No nos precipitemos en blandir el arma publicitaria del halago como hacen algunos “planchabragas” mendigando femenil atención. La mujer puede ser tan excelente o más excelente que el varón, pero también tan criminal como el machirulo, incluso –como dejó dicho el rencoroso Nietzsche-, puestas a ser malas, resultan “mejores”, más sofisticadas e indirectas en el crimen, con una superior capacidad verbal para manipular intenciones y engañarlas. Las mujeres son fuertes y pueden ser guerreras, aunque, como en “La Fierecilla Domada” de Shakespeare, la hembra pierde si quiere lidiar con el varón en su terreno, en el del abuso físico. “La virago” rinde homenaje con su violencia a la supremacía machista. Por el contrario, “la comadre” prefiere la fuerza y energía que obtiene del grupo de dueñas para mofarse de los hombres, “¡todos iguales!”. Contra las bacantes de Dionisio, las sacerdotisas de Eleusis, las cofrades de Isis, las lavanderas de Windsor, los corrales de vecinas y las socias del Taller de nuevos feminismos nada puede Falstaff, sea verde sátiro, arrogante efebo o grave senador, acabará tirado al río y escarmentado, como el Aristóteles de la leyenda, montado y embridado por una doméstica. Atenea, la diosa guerrera, venció al dios marino. Lo del “sexo fuerte” atribuido al varón ha sido siempre mera vanidad consoladora. Los pechos de la Piedad (Maternidad) siguen alimentando al Hijo yacente y barbado. Sus cuidados le son imprescindibles, le nutren perennemente. ¡Y en caso de duda, viuda!

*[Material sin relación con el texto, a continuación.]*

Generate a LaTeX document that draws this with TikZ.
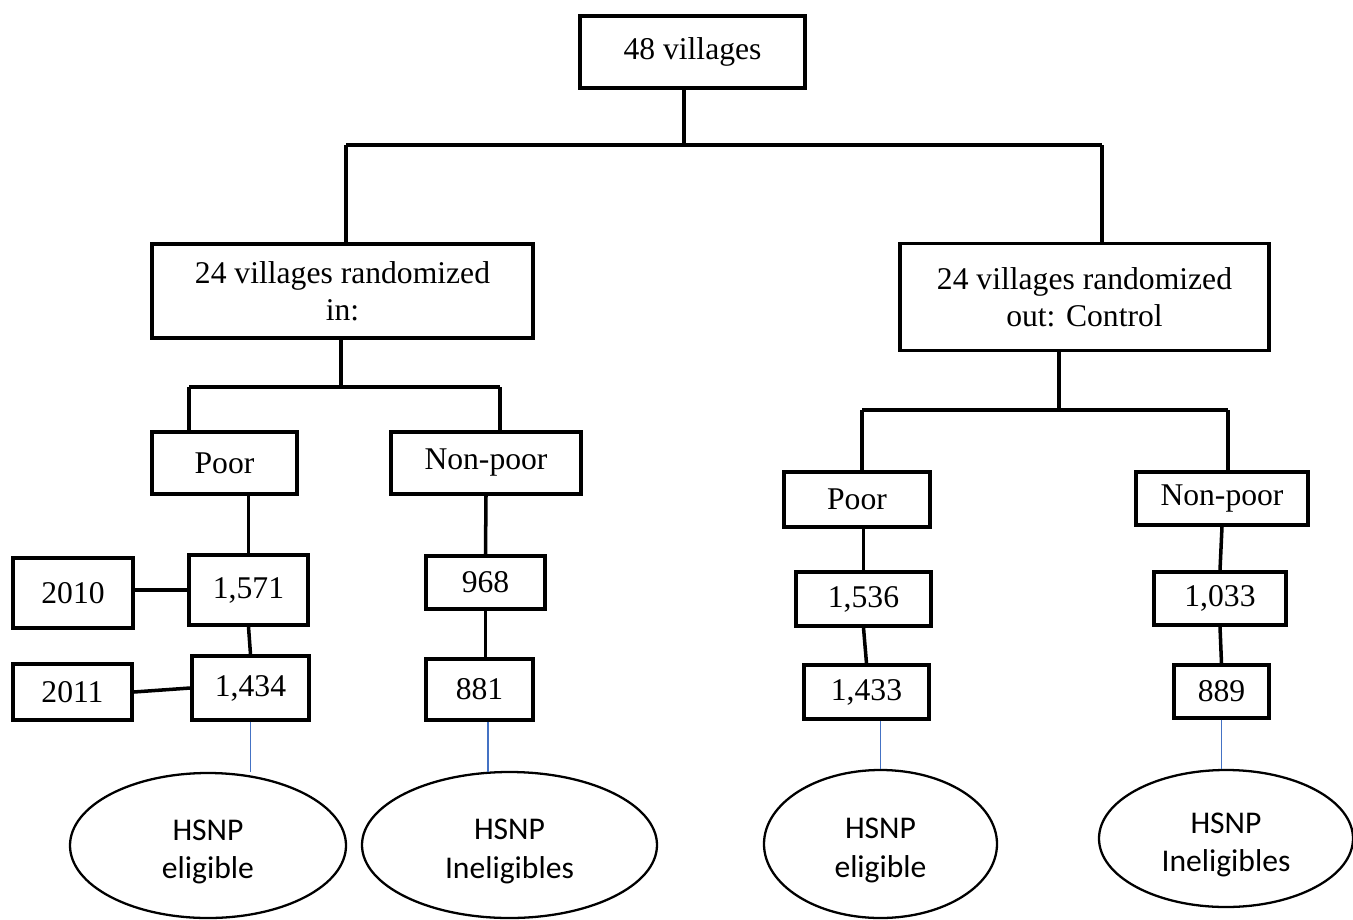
\documentclass[tikz,border=0pt]{standalone}
\usepackage{fontspec}
\setmainfont{Liberation Serif}
\newfontfamily\carl{Carlito}
\usetikzlibrary{shapes.geometric}
\definecolor{linkblue}{HTML}{4472C4}
\tikzset{
  bx/.style 2 args={draw, line width=2pt, rectangle, inner sep=0pt, align=center,
    minimum width=#1*0.02cm, minimum height=#2*0.02cm, font=\fontsize{18}{21}\selectfont},
  ov/.style 2 args={draw, line width=1.3pt, ellipse, inner sep=0pt,
    minimum width=#1*0.02cm, minimum height=#2*0.02cm},
  ovtext/.style={label={[font=\carl\fontsize{18}{22}\selectfont, align=center, yshift=-0.13cm]center:#1}},
  ln/.style={line width=2pt},
  bl/.style={draw=linkblue, line width=0.6pt}
}
\begin{document}
\begin{tikzpicture}[x=0.02cm,y=-0.02cm]
\useasboundingbox (0,0) rectangle (1353,920);
% boxes
\node[bx={225}{72}] (top) at (692.5,52) {48 villages};
\node[bx={381}{94}] (inL) at (342.5,291) {24 villages randomized\\in:};
\node[bx={369}{107}] (outR) at (1084.5,297) {24 villages randomized\\out: Control};
\node[bx={145}{62}] (poorL) at (224.5,463) {Poor};
\node[bx={190}{62}] (npL) at (486,463) {Non-poor};
\node[bx={119}{70}] (n1571) at (248.5,590) {1,571};
\node[bx={120}{70}] (y2010) at (73,593) {2010};
\node[bx={117}{64}] (n1434) at (250.5,688) {1,434};
\node[bx={119}{56}] (y2011) at (72.5,692) {2011};
\node[bx={119}{53}] (n968) at (485.5,582.5) {968};
\node[bx={107}{61}] (n881) at (479.5,689.5) {881};
\node[bx={146}{55}] (poorR) at (857,499.5) {Poor};
\node[bx={172}{53}] (npR) at (1222,498.5) {Non-poor};
\node[bx={135}{54}] (n1536) at (863.5,599) {1,536};
\node[bx={125}{54}] (n1433) at (866.5,692) {1,433};
\node[bx={132}{53}] (n1033) at (1220,598.5) {1,033};
\node[bx={95}{53}] (n889) at (1221.5,691.5) {889};
% ellipses
\node[ov={276}{145}, ovtext={HSNP\\eligible}] (e1) at (208,845.5) {};
\node[ov={295}{146}, ovtext={HSNP\\Ineligibles}] (e2) at (509.5,845) {};
\node[ov={233}{148}, ovtext={HSNP\\eligible}] (e3) at (880.5,844) {};
\node[ov={254}{137}, ovtext={HSNP\\Ineligibles}] (e4) at (1226,838.5) {};
% junction coordinates
\coordinate (bL) at (346,145);
\coordinate (bR) at (1102,145);
\coordinate (sT) at (684,145);
\coordinate (cL1) at (189,387);
\coordinate (cL2) at (500,387);
\coordinate (sL) at (341,387);
\coordinate (cR1) at (862,410);
\coordinate (cR2) at (1228,410);
\coordinate (sR) at (1059,410);
\coordinate (s2010) at (189,590);
\coordinate (b881) at (488,772);
% connectors top
\draw[ln] (top.south -| sT) -- (sT);
\draw[line width=2.6pt] (bL) -- (bR);
\draw[ln] (bL) -- (bL |- inL.north);
\draw[ln] (bR) -- (bR |- outR.north);
% left branch
\draw[ln] (inL.south -| sL) -- (sL);
\draw[ln] (cL1) -- (cL2);
\draw[ln] (cL1) -- (cL1 |- poorL.north);
\draw[ln] (cL2) -- (cL2 |- npL.north);
\draw[ln] (poorL.south -| n1571.north) -- (n1571.north);
\draw[ln] (n1571.south) -- (n1434.north);
\draw[ln] (y2010.east |- s2010) -- (n1571.west);
\draw[ln] (y2011.east) -- (n1434.west);
\draw[ln] (npL.south) -- (n968.north);
\draw[ln] (n968.south) -- (n968.south |- n881.north);
% right branch
\draw[ln] (outR.south -| sR) -- (sR);
\draw[ln] (cR1) -- (cR2);
\draw[ln] (cR1) -- (cR1 |- poorR.north);
\draw[ln] (cR2) -- (cR2 |- npR.north);
\draw[ln] (n1536.north |- poorR.south) -- (n1536.north);
\draw[ln] (n1536.south) -- (n1433.north);
\draw[ln] (npR.south) -- (n1033.north);
\draw[ln] (n1033.south) -- (n889.north);
% blue links to ellipses
\draw[bl] (n1434.south) -- (n1434.south |- e1.north);
\draw[bl] (n881.south -| b881) -- (b881);
\draw[bl] (n1433.south -| e3.north) -- (e3.north);
\draw[bl] (n889.south) -- (n889.south |- e4.north);
\end{tikzpicture}
\end{document}
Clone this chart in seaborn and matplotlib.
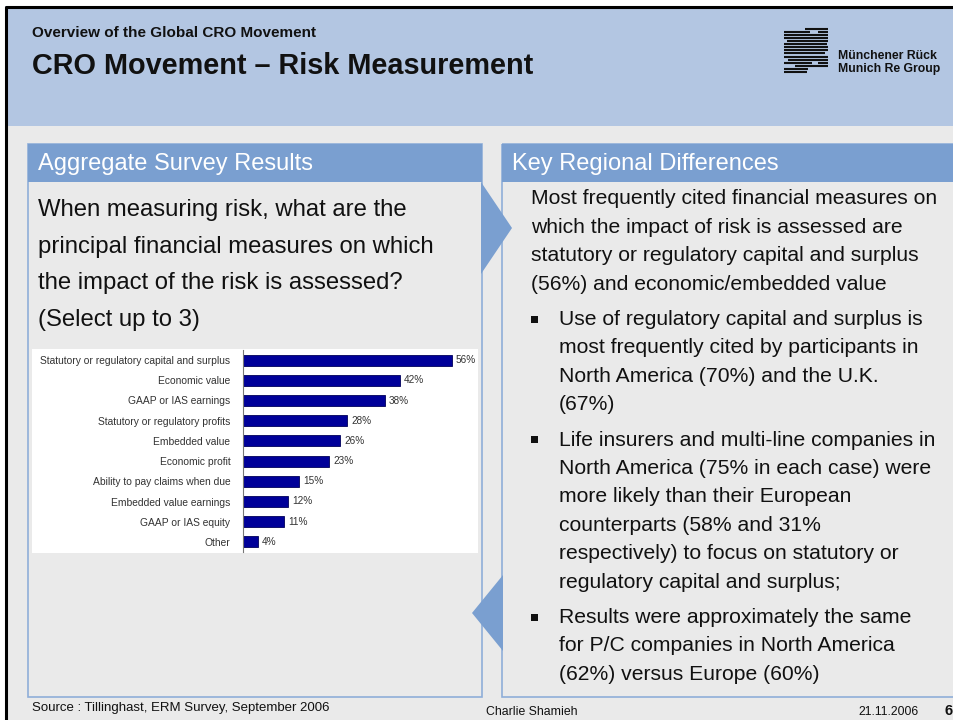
import matplotlib
matplotlib.use("Agg")
import matplotlib.pyplot as plt
import seaborn as sns
from matplotlib.patches import Rectangle, Polygon

# --- data -------------------------------------------------------------
categories = [
    "Statutory or regulatory capital and surplus",
    "Economic value",
    "GAAP or IAS earnings",
    "Statutory or regulatory profits",
    "Embedded value",
    "Economic profit",
    "Ability to pay claims when due",
    "Embedded value earnings",
    "GAAP or IAS equity",
    "Other",
]
values = [56, 42, 38, 28, 26, 23, 15, 12, 11, 4]
value_labels = [f"{v}%" for v in values]

question_lines = [
    "When measuring risk, what are the",
    "principal financial measures on which",
    "the impact of the risk is assessed?",
    "(Select up to 3)",
]
intro_lines = [
    "Most frequently cited financial measures on",
    "which the impact of risk is assessed are",
    "statutory or regulatory capital and surplus",
    "(56%) and economic/embedded value",
]
bullets = [
    ["Use of regulatory capital and surplus is",
     "most frequently cited by participants in",
     "North America (70%) and the U.K.",
     "(67%)"],
    ["Life insurers and multi-line companies in",
     "North America (75% in each case) were",
     "more likely than their European",
     "counterparts (58% and 31%",
     "respectively) to focus on statutory or",
     "regulatory capital and surplus;"],
    ["Results were approximately the same",
     "for P/C companies in North America",
     "(62%) versus Europe (60%)"],
]

# --- colours ----------------------------------------------------------
HEAD_BG = "#B3C6E2"
BODY_BG = "#EAEAEA"
BAR_HEAD = "#7A9FD0"
BORDER = "#8FAED9"
BAR_COL = "#000099"
INK = "#111111"

sns.set_theme(style="white")
plt.rcParams["font.family"] = ["Liberation Sans", "DejaVu Sans"]

W, H = 954, 720
fig = plt.figure(figsize=(W / 100, H / 100), dpi=100)
fig.patch.set_facecolor("white")

# background canvas in pixel coordinates
bg = fig.add_axes([0, 0, 1, 1])
bg.set_xlim(0, W)
bg.set_ylim(H, 0)
bg.axis("off")

bg.add_patch(Rectangle((5, 6), W, H, facecolor=BODY_BG, edgecolor="none"))
bg.add_patch(Rectangle((5, 6), W, 120, facecolor=HEAD_BG, edgecolor="none"))
bg.plot([6, 6, W], [H, 7, 7], color="black", lw=2.2, solid_capstyle="butt")

# titles
bg.text(32, 33, "Overview of the Global CRO Movement", fontsize=11,
        fontweight="bold", va="center", color=INK)
bg.text(32, 66, "CRO Movement \u2013 Risk Measurement", fontsize=20.8,
        fontweight="bold", va="center", color=INK)

# logo stripes
logo_rows = [
    (27, [(90, 160)]), (36, [(28, 105), (130, 160)]), (45, [(28, 160)]),
    (55, [(28, 160)]), (64, [(35, 160)]), (73, [(28, 155)]),
    (82, [(28, 160)]), (91, [(28, 160)]), (100, [(28, 150)]),
    (110, [(28, 160)]), (119, [(40, 160)]), (128, [(28, 110), (130, 160)]),
    (137, [(60, 160)]), (146, [(28, 100)]), (155, [(28, 95)]),
]
for zy, segs in logo_rows:
    for x0, x1 in segs:
        bg.plot([775 + x0 / 3, 775 + x1 / 3], [20 + zy / 3] * 2,
                color=INK, lw=1.5, solid_capstyle="butt")
bg.text(838, 56, "M\u00fcnchener R\u00fcck", fontsize=8.8, fontweight="bold",
        va="center", color=INK)
bg.text(838, 69, "Munich Re Group", fontsize=8.8, fontweight="bold",
        va="center", color=INK)

# panels
for x0, x1, title in [(28, 482, "Aggregate Survey Results"),
                      (502, W + 5, "Key Regional Differences")]:
    bg.add_patch(Rectangle((x0, 144), x1 - x0, 697 - 144, facecolor="none",
                           edgecolor=BORDER, lw=1.2))
    bg.add_patch(Rectangle((x0, 144), x1 - x0, 38, facecolor=BAR_HEAD,
                           edgecolor="none"))
    bg.text(x0 + 10, 164, title, fontsize=17, color="white", va="center")

bg.add_patch(Polygon([(481, 182), (481, 274), (512, 228)],
                     facecolor=BAR_HEAD, edgecolor="none"))
bg.add_patch(Polygon([(503, 575), (503, 651), (472, 613)],
                     facecolor=BAR_HEAD, edgecolor="none"))

# left question
for i, line in enumerate(question_lines):
    bg.text(38, 210 + i * 36.7, line, fontsize=17.2, va="center", color=INK)

# right text
y = 199
for line in intro_lines:
    bg.text(531, y, line, fontsize=15.2, va="center", color=INK)
    y += 28.4
y += 7
for lines in bullets:
    bg.add_patch(Rectangle((531, y - 4), 7, 7, facecolor=INK,
                           edgecolor="none"))
    for line in lines:
        bg.text(559, y, line, fontsize=15.2, va="center", color=INK)
        y += 28.4
    y += 7

# footer
bg.text(32, 708, "Source : Tillinghast, ERM Survey, September 2006",
        fontsize=9.5, va="center", color=INK)
bg.text(486, 712, "Charlie Shamieh", fontsize=8.8, va="center", color=INK)
bg.text(858, 712, "21.11.2006", fontsize=8.8, va="center", color=INK)
bg.text(945, 711, "6", fontsize=10.5, fontweight="bold", va="center",
        color=INK)

# white chart background
bg.add_patch(Rectangle((32, 349), 478 - 32, 553 - 349, facecolor="white",
                       edgecolor="none"))

# --- bar chart --------------------------------------------------------
ax_l, ax_r, ax_t, ax_b = 243, 478, 350, 552
ax = fig.add_axes([ax_l / W, 1 - ax_b / H, (ax_r - ax_l) / W,
                   (ax_b - ax_t) / H])
ax.set_facecolor("none")
sns.barplot(x=values, y=categories, orient="h", color=BAR_COL,
            edgecolor="#00005A", linewidth=0.6, width=0.55, saturation=1,
            ax=ax)
ax.set_xlim(0, 63)
ax.set_ylim(9.5, -0.5)
ax.bar_label(ax.containers[0], labels=value_labels, padding=3,
             fontsize=7.2, color="#333333")
ax.set_xlabel("")
ax.set_ylabel("")
ax.set_xticks([])
ax.tick_params(axis="y", length=0, labelsize=7.4, labelcolor="#333333",
               pad=9)
ax.set_yticks([i + 0.5 for i in range(-1, 10)], minor=True)
ax.tick_params(axis="y", which="minor", length=3, color="#777777", width=0.6)
for s in ["top", "right", "bottom"]:
    ax.spines[s].set_visible(False)
ax.spines["left"].set_color("#777777")
ax.spines["left"].set_linewidth(0.8)

fig.savefig("out.png", dpi=100, facecolor=fig.get_facecolor())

Todo esto no enturbia el reconocimiento de la proximidad moral entre la ética del cuidado que han dirigido y soportado históricamente las mujeres (la “riqueza invisible del Cuidatoriado”, según expresión de María Ángeles Durán) y el más fértil de los humanismos, en el que gana entera intensidad la relación del ser humano consigo mismo, con sus ancestros y su prole, sin la cual descendencia no hay futuro que valga.
Es un hecho que en general las mujeres son más propensas a hablar, incluso violentamente, y los hombres a actuar, incluso violentamente; confiemos y esforcémonos por que los arrebatos estériles sean despreciados en favor de la conversación seductora y la negociación persuasiva para el reparto de cargas y funciones, cuando ya la tecno-cultura y el arte se sobreponen a los dictados fatídicos de la naturaleza, para que el espíritu muestre así su dominio y superioridad sobre la carne, la personalidad sobre el sexo.